→ Data section

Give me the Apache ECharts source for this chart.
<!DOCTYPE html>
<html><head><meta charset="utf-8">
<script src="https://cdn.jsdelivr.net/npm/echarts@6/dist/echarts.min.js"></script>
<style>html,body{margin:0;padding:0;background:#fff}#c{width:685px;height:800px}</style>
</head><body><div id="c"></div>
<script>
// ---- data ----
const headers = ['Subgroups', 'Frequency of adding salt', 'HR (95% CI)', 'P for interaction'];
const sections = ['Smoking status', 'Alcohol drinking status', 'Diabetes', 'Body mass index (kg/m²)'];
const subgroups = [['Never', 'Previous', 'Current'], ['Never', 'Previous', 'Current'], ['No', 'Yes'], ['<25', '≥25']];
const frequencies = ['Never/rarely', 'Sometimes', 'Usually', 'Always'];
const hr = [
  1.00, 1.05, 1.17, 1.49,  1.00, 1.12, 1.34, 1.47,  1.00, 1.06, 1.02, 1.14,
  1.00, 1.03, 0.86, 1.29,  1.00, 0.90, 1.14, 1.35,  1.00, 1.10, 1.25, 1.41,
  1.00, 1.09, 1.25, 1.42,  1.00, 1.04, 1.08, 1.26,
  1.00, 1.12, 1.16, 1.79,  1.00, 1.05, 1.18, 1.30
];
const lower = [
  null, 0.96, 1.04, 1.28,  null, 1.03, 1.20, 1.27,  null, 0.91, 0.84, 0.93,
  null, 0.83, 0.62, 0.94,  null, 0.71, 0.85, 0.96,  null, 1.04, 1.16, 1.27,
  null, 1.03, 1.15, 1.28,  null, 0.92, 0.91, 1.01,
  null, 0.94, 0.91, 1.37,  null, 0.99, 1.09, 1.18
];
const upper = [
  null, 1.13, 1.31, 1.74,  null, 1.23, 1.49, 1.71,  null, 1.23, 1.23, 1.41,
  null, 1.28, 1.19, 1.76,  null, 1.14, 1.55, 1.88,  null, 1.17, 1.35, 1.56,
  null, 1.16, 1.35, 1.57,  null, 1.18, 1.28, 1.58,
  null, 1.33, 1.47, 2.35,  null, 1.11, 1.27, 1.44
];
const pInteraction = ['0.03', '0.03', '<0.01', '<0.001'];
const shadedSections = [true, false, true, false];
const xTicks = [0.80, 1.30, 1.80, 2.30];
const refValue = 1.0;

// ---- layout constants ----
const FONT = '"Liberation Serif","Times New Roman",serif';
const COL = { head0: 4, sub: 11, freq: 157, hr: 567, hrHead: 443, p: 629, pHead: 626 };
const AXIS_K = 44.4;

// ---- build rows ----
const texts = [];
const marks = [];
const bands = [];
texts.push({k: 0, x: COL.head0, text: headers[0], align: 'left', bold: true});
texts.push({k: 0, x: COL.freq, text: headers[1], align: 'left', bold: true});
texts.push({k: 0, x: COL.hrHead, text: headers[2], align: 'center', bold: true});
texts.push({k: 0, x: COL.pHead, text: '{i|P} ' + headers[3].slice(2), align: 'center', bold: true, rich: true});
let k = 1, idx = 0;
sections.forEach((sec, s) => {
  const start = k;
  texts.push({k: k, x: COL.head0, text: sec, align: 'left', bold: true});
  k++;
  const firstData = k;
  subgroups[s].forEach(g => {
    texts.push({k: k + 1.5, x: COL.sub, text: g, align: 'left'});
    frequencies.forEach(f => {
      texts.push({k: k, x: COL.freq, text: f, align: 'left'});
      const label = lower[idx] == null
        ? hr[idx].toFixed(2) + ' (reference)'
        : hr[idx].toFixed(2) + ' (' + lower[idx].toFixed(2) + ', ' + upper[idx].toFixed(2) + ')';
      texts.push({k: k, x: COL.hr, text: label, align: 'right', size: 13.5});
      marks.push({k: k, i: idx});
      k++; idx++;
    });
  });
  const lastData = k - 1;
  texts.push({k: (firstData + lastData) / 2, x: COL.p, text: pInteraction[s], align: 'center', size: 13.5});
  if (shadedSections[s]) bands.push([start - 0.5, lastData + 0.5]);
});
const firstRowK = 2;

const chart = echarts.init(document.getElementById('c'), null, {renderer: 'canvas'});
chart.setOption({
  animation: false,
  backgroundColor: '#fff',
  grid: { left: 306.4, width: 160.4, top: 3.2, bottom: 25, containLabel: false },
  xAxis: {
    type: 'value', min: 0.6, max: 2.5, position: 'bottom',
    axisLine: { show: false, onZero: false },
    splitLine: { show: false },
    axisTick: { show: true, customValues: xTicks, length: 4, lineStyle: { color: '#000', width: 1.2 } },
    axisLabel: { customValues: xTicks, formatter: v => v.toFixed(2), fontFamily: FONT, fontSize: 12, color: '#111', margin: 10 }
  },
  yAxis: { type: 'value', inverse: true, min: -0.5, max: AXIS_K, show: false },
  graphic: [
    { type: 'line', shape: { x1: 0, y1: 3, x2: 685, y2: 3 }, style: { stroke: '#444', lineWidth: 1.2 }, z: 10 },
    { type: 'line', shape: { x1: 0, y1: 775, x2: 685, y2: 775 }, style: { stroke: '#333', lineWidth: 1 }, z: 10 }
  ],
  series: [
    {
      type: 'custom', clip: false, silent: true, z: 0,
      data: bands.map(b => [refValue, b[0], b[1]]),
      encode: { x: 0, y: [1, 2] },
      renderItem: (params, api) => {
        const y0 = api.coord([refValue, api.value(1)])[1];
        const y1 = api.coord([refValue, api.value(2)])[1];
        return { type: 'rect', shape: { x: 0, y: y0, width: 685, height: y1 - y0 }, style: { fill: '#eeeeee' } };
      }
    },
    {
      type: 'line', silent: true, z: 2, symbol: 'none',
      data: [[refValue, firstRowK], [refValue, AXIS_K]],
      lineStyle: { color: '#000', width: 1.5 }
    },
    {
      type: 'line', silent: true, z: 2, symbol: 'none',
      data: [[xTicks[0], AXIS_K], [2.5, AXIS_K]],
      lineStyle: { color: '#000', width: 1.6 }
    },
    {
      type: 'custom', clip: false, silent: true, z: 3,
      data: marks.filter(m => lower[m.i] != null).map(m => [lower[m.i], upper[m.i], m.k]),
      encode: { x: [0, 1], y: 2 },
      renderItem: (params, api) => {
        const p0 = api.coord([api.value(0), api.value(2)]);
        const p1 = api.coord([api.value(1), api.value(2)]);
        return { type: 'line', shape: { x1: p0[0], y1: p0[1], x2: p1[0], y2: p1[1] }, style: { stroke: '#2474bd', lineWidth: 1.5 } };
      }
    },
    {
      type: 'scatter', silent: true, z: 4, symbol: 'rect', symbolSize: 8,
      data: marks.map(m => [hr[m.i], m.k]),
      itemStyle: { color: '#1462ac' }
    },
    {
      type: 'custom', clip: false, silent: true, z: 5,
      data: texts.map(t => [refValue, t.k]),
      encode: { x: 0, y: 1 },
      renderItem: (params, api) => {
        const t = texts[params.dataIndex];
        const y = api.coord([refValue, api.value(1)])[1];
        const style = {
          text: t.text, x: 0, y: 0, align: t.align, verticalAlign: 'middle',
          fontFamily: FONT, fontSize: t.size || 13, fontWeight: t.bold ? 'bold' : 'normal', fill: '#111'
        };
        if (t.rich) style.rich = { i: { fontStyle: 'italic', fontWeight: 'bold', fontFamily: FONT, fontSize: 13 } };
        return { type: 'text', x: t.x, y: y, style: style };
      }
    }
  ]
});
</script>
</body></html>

→ Aim of the exercise
Working from the material above, retype it in its entirety without change.

→ Correct response
Give me the Apache ECharts source for this chart.
<!DOCTYPE html>
<html><head><meta charset="utf-8">
<script src="https://cdn.jsdelivr.net/npm/echarts@6/dist/echarts.min.js"></script>
<style>html,body{margin:0;padding:0;background:#fff}#c{width:685px;height:800px}</style>
</head><body><div id="c"></div>
<script>
// ---- data ----
const headers = ['Subgroups', 'Frequency of adding salt', 'HR (95% CI)', 'P for interaction'];
const sections = ['Smoking status', 'Alcohol drinking status', 'Diabetes', 'Body mass index (kg/m²)'];
const subgroups = [['Never', 'Previous', 'Current'], ['Never', 'Previous', 'Current'], ['No', 'Yes'], ['<25', '≥25']];
const frequencies = ['Never/rarely', 'Sometimes', 'Usually', 'Always'];
const hr = [
  1.00, 1.05, 1.17, 1.49,  1.00, 1.12, 1.34, 1.47,  1.00, 1.06, 1.02, 1.14,
  1.00, 1.03, 0.86, 1.29,  1.00, 0.90, 1.14, 1.35,  1.00, 1.10, 1.25, 1.41,
  1.00, 1.09, 1.25, 1.42,  1.00, 1.04, 1.08, 1.26,
  1.00, 1.12, 1.16, 1.79,  1.00, 1.05, 1.18, 1.30
];
const lower = [
  null, 0.96, 1.04, 1.28,  null, 1.03, 1.20, 1.27,  null, 0.91, 0.84, 0.93,
  null, 0.83, 0.62, 0.94,  null, 0.71, 0.85, 0.96,  null, 1.04, 1.16, 1.27,
  null, 1.03, 1.15, 1.28,  null, 0.92, 0.91, 1.01,
  null, 0.94, 0.91, 1.37,  null, 0.99, 1.09, 1.18
];
const upper = [
  null, 1.13, 1.31, 1.74,  null, 1.23, 1.49, 1.71,  null, 1.23, 1.23, 1.41,
  null, 1.28, 1.19, 1.76,  null, 1.14, 1.55, 1.88,  null, 1.17, 1.35, 1.56,
  null, 1.16, 1.35, 1.57,  null, 1.18, 1.28, 1.58,
  null, 1.33, 1.47, 2.35,  null, 1.11, 1.27, 1.44
];
const pInteraction = ['0.03', '0.03', '<0.01', '<0.001'];
const shadedSections = [true, false, true, false];
const xTicks = [0.80, 1.30, 1.80, 2.30];
const refValue = 1.0;

// ---- layout constants ----
const FONT = '"Liberation Serif","Times New Roman",serif';
const COL = { head0: 4, sub: 11, freq: 157, hr: 567, hrHead: 443, p: 629, pHead: 626 };
const AXIS_K = 44.4;

// ---- build rows ----
const texts = [];
const marks = [];
const bands = [];
texts.push({k: 0, x: COL.head0, text: headers[0], align: 'left', bold: true});
texts.push({k: 0, x: COL.freq, text: headers[1], align: 'left', bold: true});
texts.push({k: 0, x: COL.hrHead, text: headers[2], align: 'center', bold: true});
texts.push({k: 0, x: COL.pHead, text: '{i|P} ' + headers[3].slice(2), align: 'center', bold: true, rich: true});
let k = 1, idx = 0;
sections.forEach((sec, s) => {
  const start = k;
  texts.push({k: k, x: COL.head0, text: sec, align: 'left', bold: true});
  k++;
  const firstData = k;
  subgroups[s].forEach(g => {
    texts.push({k: k + 1.5, x: COL.sub, text: g, align: 'left'});
    frequencies.forEach(f => {
      texts.push({k: k, x: COL.freq, text: f, align: 'left'});
      const label = lower[idx] == null
        ? hr[idx].toFixed(2) + ' (reference)'
        : hr[idx].toFixed(2) + ' (' + lower[idx].toFixed(2) + ', ' + upper[idx].toFixed(2) + ')';
      texts.push({k: k, x: COL.hr, text: label, align: 'right', size: 13.5});
      marks.push({k: k, i: idx});
      k++; idx++;
    });
  });
  const lastData = k - 1;
  texts.push({k: (firstData + lastData) / 2, x: COL.p, text: pInteraction[s], align: 'center', size: 13.5});
  if (shadedSections[s]) bands.push([start - 0.5, lastData + 0.5]);
});
const firstRowK = 2;

const chart = echarts.init(document.getElementById('c'), null, {renderer: 'canvas'});
chart.setOption({
  animation: false,
  backgroundColor: '#fff',
  grid: { left: 306.4, width: 160.4, top: 3.2, bottom: 25, containLabel: false },
  xAxis: {
    type: 'value', min: 0.6, max: 2.5, position: 'bottom',
    axisLine: { show: false, onZero: false },
    splitLine: { show: false },
    axisTick: { show: true, customValues: xTicks, length: 4, lineStyle: { color: '#000', width: 1.2 } },
    axisLabel: { customValues: xTicks, formatter: v => v.toFixed(2), fontFamily: FONT, fontSize: 12, color: '#111', margin: 10 }
  },
  yAxis: { type: 'value', inverse: true, min: -0.5, max: AXIS_K, show: false },
  graphic: [
    { type: 'line', shape: { x1: 0, y1: 3, x2: 685, y2: 3 }, style: { stroke: '#444', lineWidth: 1.2 }, z: 10 },
    { type: 'line', shape: { x1: 0, y1: 775, x2: 685, y2: 775 }, style: { stroke: '#333', lineWidth: 1 }, z: 10 }
  ],
  series: [
    {
      type: 'custom', clip: false, silent: true, z: 0,
      data: bands.map(b => [refValue, b[0], b[1]]),
      encode: { x: 0, y: [1, 2] },
      renderItem: (params, api) => {
        const y0 = api.coord([refValue, api.value(1)])[1];
        const y1 = api.coord([refValue, api.value(2)])[1];
        return { type: 'rect', shape: { x: 0, y: y0, width: 685, height: y1 - y0 }, style: { fill: '#eeeeee' } };
      }
    },
    {
      type: 'line', silent: true, z: 2, symbol: 'none',
      data: [[refValue, firstRowK], [refValue, AXIS_K]],
      lineStyle: { color: '#000', width: 1.5 }
    },
    {
      type: 'line', silent: true, z: 2, symbol: 'none',
      data: [[xTicks[0], AXIS_K], [2.5, AXIS_K]],
      lineStyle: { color: '#000', width: 1.6 }
    },
    {
      type: 'custom', clip: false, silent: true, z: 3,
      data: marks.filter(m => lower[m.i] != null).map(m => [lower[m.i], upper[m.i], m.k]),
      encode: { x: [0, 1], y: 2 },
      renderItem: (params, api) => {
        const p0 = api.coord([api.value(0), api.value(2)]);
        const p1 = api.coord([api.value(1), api.value(2)]);
        return { type: 'line', shape: { x1: p0[0], y1: p0[1], x2: p1[0], y2: p1[1] }, style: { stroke: '#2474bd', lineWidth: 1.5 } };
      }
    },
    {
      type: 'scatter', silent: true, z: 4, symbol: 'rect', symbolSize: 8,
      data: marks.map(m => [hr[m.i], m.k]),
      itemStyle: { color: '#1462ac' }
    },
    {
      type: 'custom', clip: false, silent: true, z: 5,
      data: texts.map(t => [refValue, t.k]),
      encode: { x: 0, y: 1 },
      renderItem: (params, api) => {
        const t = texts[params.dataIndex];
        const y = api.coord([refValue, api.value(1)])[1];
        const style = {
          text: t.text, x: 0, y: 0, align: t.align, verticalAlign: 'middle',
          fontFamily: FONT, fontSize: t.size || 13, fontWeight: t.bold ? 'bold' : 'normal', fill: '#111'
        };
        if (t.rich) style.rich = { i: { fontStyle: 'italic', fontWeight: 'bold', fontFamily: FONT, fontSize: 13 } };
        return { type: 'text', x: t.x, y: y, style: style };
      }
    }
  ]
});
</script>
</body></html>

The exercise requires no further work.